Pip finds Estella and Miss Havisham in their same old repose at Manor House, though he himself is no longer in the mood to visit the place and all of its weirdness without some protest. He's mad at Miss Havisham for deliberately leading him on for so many years, for cultivating the lie that she was his patron. He says,

"It would have been cruel in Miss Havisham, horribly cruel, to practice on the susceptibility of a poor boy, and to torture me through all these years with a vain hope and an idle pursuit, if she had reflected on the gravity of what she did. But I think she did not." Chapter 44, pg. 421

The old woman denies nothing, though she doesn't show any regret, either. Determined to air all, Pip continues, saying that Miss Havisham needs to know that Herbert and Matthew Pocket are good men, and not the same money-grubbing sort as her other relatives. He also wants the old woman to take over the payments he's been making to help Herbert get started in the business world.
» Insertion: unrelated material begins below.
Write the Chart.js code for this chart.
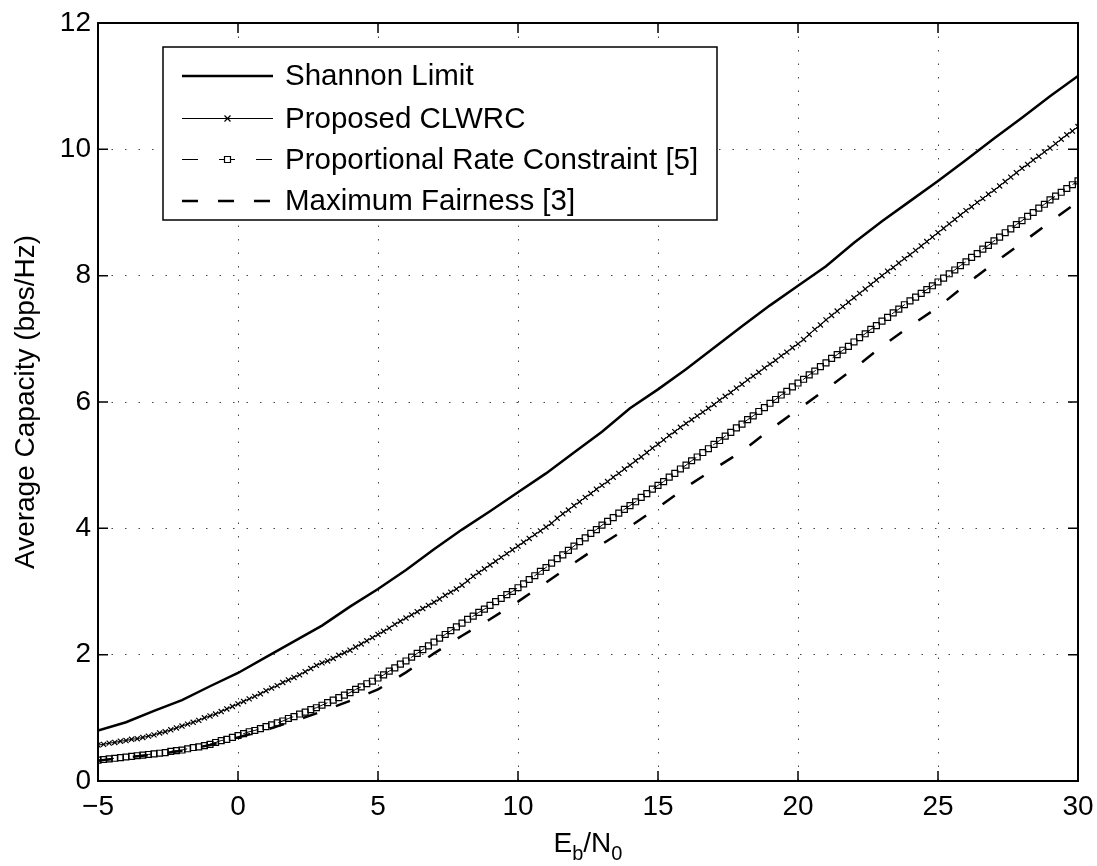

Next, Pip turns to Estella and says that in case she hasn't noticed, he loves her and he has loved her for a long time. Pip doesn't seem to expect much from this confession and he doesn't get much from the hard-hearted Estella. Estella is still convinced she is incapable of love, and for a change of pace, since she really seems to care very little about her life, she'll marry Bentley Drummle. This news sets Pip into a new fit; he calls Drummle a brute and tells Estella that she will never leave his mind, for she is all and everything he sees in the world.

The two ladies, unimpressed by anything emotional, look at Pip like he's got a second head. Brokenhearted, he leaves Satis and walks all the way back to London. This takes all night, and when he finally arrives at the Temple, the night watchman slips him a note from Wemmick that says, cryptically: "Don't Go Home."